Человечество изначально, как только оно осознало себя в человеке высшей формой жизни на Земле, принялось, в свою очередь, за высшую организацию жизни – подхватывают старый спор нынешние мондиалисты. Со времён Римской империи, а может быть и раньше, оно начало всемирное нравственное, культурное, экономическое, политическое, религиозное объединение на принципах универсальности. Это было и остаётся целью человечества. Тот мир, который вы видите перед собой, плох он или хорош, есть результат этой цели. Работа не закончена, вокруг строительный мусор, беспорядок, но в успехе нам отказать нельзя. Не забывайте, что нам пришлось надолго задержаться: все последующие после Рима империи, заражённые самомнением, все века, вплоть до Просвещения, объятые фанатизмом, были отступлением от цели, и только последняя цивилизация позволяла предложить и утвердить такие права и свободы, которые решительно двинули нас вперёд. Безобидный с виду Славянский союз (он пополнит теперь славянские предания) был бы проявлением племенного эгоизма и потому входил в противоречие с общечеловеческой задачей.
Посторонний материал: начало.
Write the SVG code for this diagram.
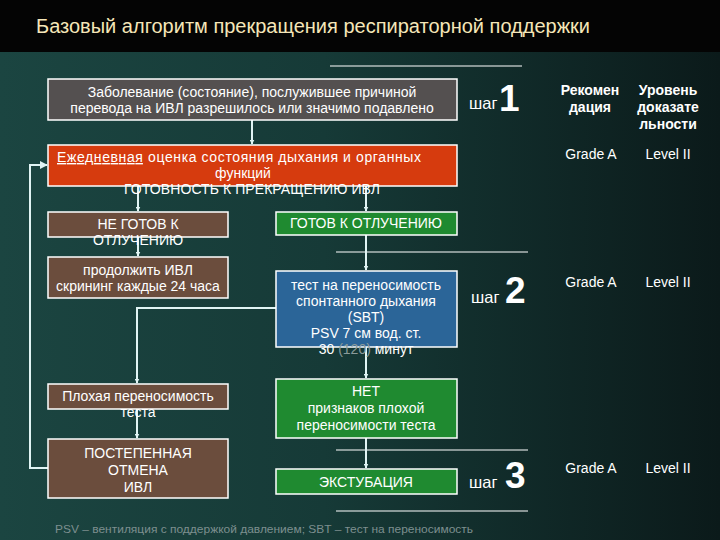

Разве не помните вы слова Сенеки: «Должно находиться в общении любви со своими, за своих же почитать всех соединённых человеческой природою». Мы все братья, все близки или далеки ровно настолько, насколько позволяют нравственные правила и юридические нормы. Разве нельзя любить человека и сострадать ему только потому, что он человек? Пусть особи и виды остаются в животном мире, человечество их пережило.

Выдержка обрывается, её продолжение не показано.